### Collected data
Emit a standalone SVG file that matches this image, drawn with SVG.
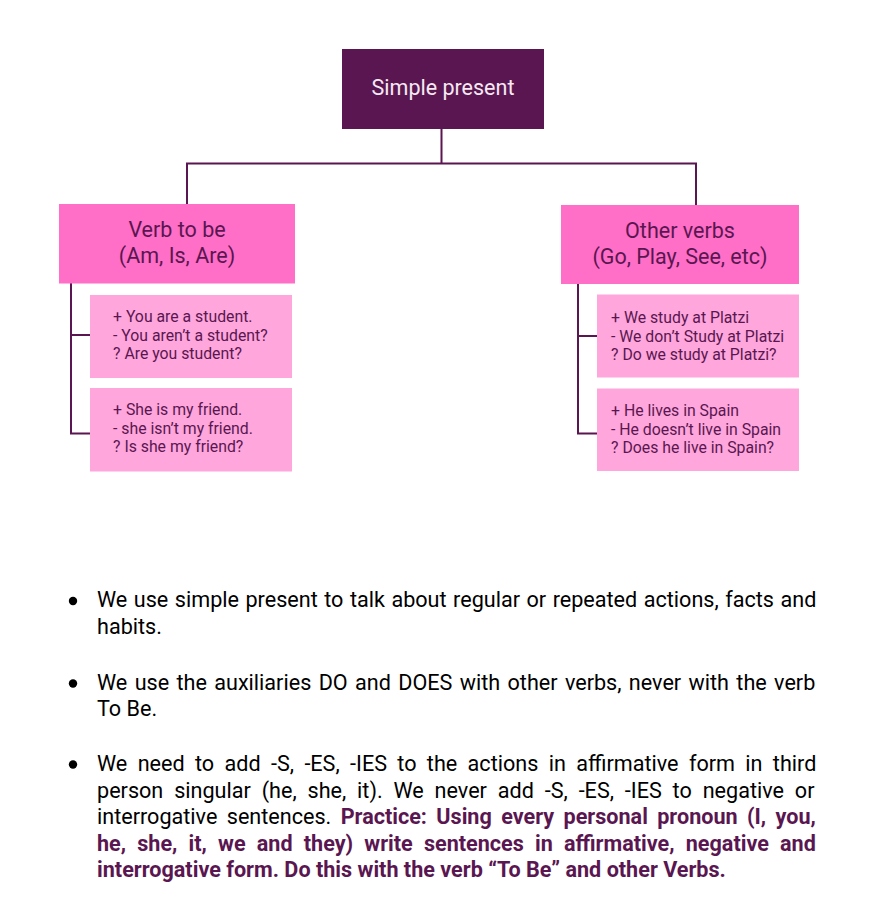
<svg xmlns="http://www.w3.org/2000/svg" width="869" height="897" viewBox="0 0 869 897">
<style>
.lbl{font-family:Roboto,"Liberation Sans",sans-serif;fill:#5a1651}
.mid{font-size:21.5px;text-anchor:middle}
.sub{font-size:15.8px}
.conn{fill:none;stroke:#5a1651;stroke-width:2}
.body{font-family:Roboto,"Liberation Sans",sans-serif;font-size:21.6px;fill:#000}
.b{font-weight:bold;fill:#5a1651}
</style>
<rect width="869" height="897" fill="#fff"/>
<g id="connectors">
<path class="conn" d="M441.5 129V163.5H187V205M441.5 163.5H696V205"/>
<path class="conn" d="M71 283V433.5H91M71 335H91"/>
<path class="conn" d="M578 284V433.5H598M578 336H598"/>
</g>
<g id="root">
<rect x="342" y="49" width="202" height="80" fill="#5a1651"/>
<text x="443" y="95" font-family="Roboto,'Liberation Sans',sans-serif" font-size="21.5" fill="#f5e9f2" text-anchor="middle">Simple present</text>
</g>
<g id="verb-to-be">
<rect x="59" y="204" width="236" height="79.5" fill="#ff6ec7"/>
<text class="lbl mid" x="177" y="237">Verb to be</text>
<text class="lbl mid" x="177" y="263">(Am, Is, Are)</text>
</g>
<g id="other-verbs">
<rect x="561" y="205" width="238" height="79" fill="#ff6ec7"/>
<text class="lbl mid" x="680" y="238">Other verbs</text>
<text class="lbl mid" x="680" y="264">(Go, Play, See, etc)</text>
</g>
<g id="tobe-ex1">
<rect x="90" y="295" width="202" height="83" fill="#ffa6dc"/>
<text class="lbl sub" x="113" y="322">+ You are a student.</text>
<text class="lbl sub" x="113" y="340.5">- You aren’t a student?</text>
<text class="lbl sub" x="113" y="359">? Are you student?</text>
</g>
<g id="tobe-ex2">
<rect x="90" y="388" width="202" height="83.5" fill="#ffa6dc"/>
<text class="lbl sub" x="113" y="415">+ She is my friend.</text>
<text class="lbl sub" x="113" y="433.5">- she isn’t my friend.</text>
<text class="lbl sub" x="113" y="452">? Is she my friend?</text>
</g>
<g id="other-ex1">
<rect x="597" y="294.5" width="202" height="83" fill="#ffa6dc"/>
<text class="lbl sub" x="611" y="323">+ We study at Platzi</text>
<text class="lbl sub" x="611" y="341.5">- We don’t Study at Platzi</text>
<text class="lbl sub" x="611" y="360">? Do we study at Platzi?</text>
</g>
<g id="other-ex2">
<rect x="597" y="388.5" width="202" height="82.5" fill="#ffa6dc"/>
<text class="lbl sub" x="611" y="416">+ He lives in Spain</text>
<text class="lbl sub" x="611" y="434.5">- He doesn’t live in Spain</text>
<text class="lbl sub" x="611" y="453">? Does he live  in Spain?</text>
</g>
<g id="notes">
<circle cx="73" cy="601" r="4.2" fill="#000"/>
<circle cx="73" cy="683.5" r="4.2" fill="#000"/>
<circle cx="73" cy="764.5" r="4.2" fill="#000"/>
<text class="body" x="97" y="607" word-spacing="1.15">We use simple present to talk about regular or repeated actions, facts and</text>
<text class="body" x="97" y="633.5">habits.</text>
<text class="body" x="97" y="689.5" word-spacing="2">We use the auxiliaries DO and DOES with other verbs, never with the verb</text>
<text class="body" x="97" y="716">To Be.</text>
<text class="body" x="97" y="771" word-spacing="5">We need to add -S, -ES, -IES to the actions in affirmative form in third</text>
<text class="body" x="97" y="797.5" word-spacing="5.5">person singular (he, she, it). We never add -S, -ES, -IES to negative or</text>
<text class="body" x="97" y="824" word-spacing="4">interrogative sentences. <tspan class="b">Practice: Using every personal pronoun (I, you,</tspan></text>
<text class="body b" x="97" y="850.5" word-spacing="5.8">he, she, it, we and they) write sentences in affirmative, negative and</text>
<text class="body b" x="97" y="877">interrogative form. Do this with the verb “To Be” and other Verbs.</text>
</g>
</svg>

### Stated task
Repeat the listing above exactly, with no pictures.

### Final result
Emit a standalone SVG file that matches this image, drawn with SVG.
<svg xmlns="http://www.w3.org/2000/svg" width="869" height="897" viewBox="0 0 869 897">
<style>
.lbl{font-family:Roboto,"Liberation Sans",sans-serif;fill:#5a1651}
.mid{font-size:21.5px;text-anchor:middle}
.sub{font-size:15.8px}
.conn{fill:none;stroke:#5a1651;stroke-width:2}
.body{font-family:Roboto,"Liberation Sans",sans-serif;font-size:21.6px;fill:#000}
.b{font-weight:bold;fill:#5a1651}
</style>
<rect width="869" height="897" fill="#fff"/>
<g id="connectors">
<path class="conn" d="M441.5 129V163.5H187V205M441.5 163.5H696V205"/>
<path class="conn" d="M71 283V433.5H91M71 335H91"/>
<path class="conn" d="M578 284V433.5H598M578 336H598"/>
</g>
<g id="root">
<rect x="342" y="49" width="202" height="80" fill="#5a1651"/>
<text x="443" y="95" font-family="Roboto,'Liberation Sans',sans-serif" font-size="21.5" fill="#f5e9f2" text-anchor="middle">Simple present</text>
</g>
<g id="verb-to-be">
<rect x="59" y="204" width="236" height="79.5" fill="#ff6ec7"/>
<text class="lbl mid" x="177" y="237">Verb to be</text>
<text class="lbl mid" x="177" y="263">(Am, Is, Are)</text>
</g>
<g id="other-verbs">
<rect x="561" y="205" width="238" height="79" fill="#ff6ec7"/>
<text class="lbl mid" x="680" y="238">Other verbs</text>
<text class="lbl mid" x="680" y="264">(Go, Play, See, etc)</text>
</g>
<g id="tobe-ex1">
<rect x="90" y="295" width="202" height="83" fill="#ffa6dc"/>
<text class="lbl sub" x="113" y="322">+ You are a student.</text>
<text class="lbl sub" x="113" y="340.5">- You aren’t a student?</text>
<text class="lbl sub" x="113" y="359">? Are you student?</text>
</g>
<g id="tobe-ex2">
<rect x="90" y="388" width="202" height="83.5" fill="#ffa6dc"/>
<text class="lbl sub" x="113" y="415">+ She is my friend.</text>
<text class="lbl sub" x="113" y="433.5">- she isn’t my friend.</text>
<text class="lbl sub" x="113" y="452">? Is she my friend?</text>
</g>
<g id="other-ex1">
<rect x="597" y="294.5" width="202" height="83" fill="#ffa6dc"/>
<text class="lbl sub" x="611" y="323">+ We study at Platzi</text>
<text class="lbl sub" x="611" y="341.5">- We don’t Study at Platzi</text>
<text class="lbl sub" x="611" y="360">? Do we study at Platzi?</text>
</g>
<g id="other-ex2">
<rect x="597" y="388.5" width="202" height="82.5" fill="#ffa6dc"/>
<text class="lbl sub" x="611" y="416">+ He lives in Spain</text>
<text class="lbl sub" x="611" y="434.5">- He doesn’t live in Spain</text>
<text class="lbl sub" x="611" y="453">? Does he live  in Spain?</text>
</g>
<g id="notes">
<circle cx="73" cy="601" r="4.2" fill="#000"/>
<circle cx="73" cy="683.5" r="4.2" fill="#000"/>
<circle cx="73" cy="764.5" r="4.2" fill="#000"/>
<text class="body" x="97" y="607" word-spacing="1.15">We use simple present to talk about regular or repeated actions, facts and</text>
<text class="body" x="97" y="633.5">habits.</text>
<text class="body" x="97" y="689.5" word-spacing="2">We use the auxiliaries DO and DOES with other verbs, never with the verb</text>
<text class="body" x="97" y="716">To Be.</text>
<text class="body" x="97" y="771" word-spacing="5">We need to add -S, -ES, -IES to the actions in affirmative form in third</text>
<text class="body" x="97" y="797.5" word-spacing="5.5">person singular (he, she, it). We never add -S, -ES, -IES to negative or</text>
<text class="body" x="97" y="824" word-spacing="4">interrogative sentences. <tspan class="b">Practice: Using every personal pronoun (I, you,</tspan></text>
<text class="body b" x="97" y="850.5" word-spacing="5.8">he, she, it, we and they) write sentences in affirmative, negative and</text>
<text class="body b" x="97" y="877">interrogative form. Do this with the verb “To Be” and other Verbs.</text>
</g>
</svg>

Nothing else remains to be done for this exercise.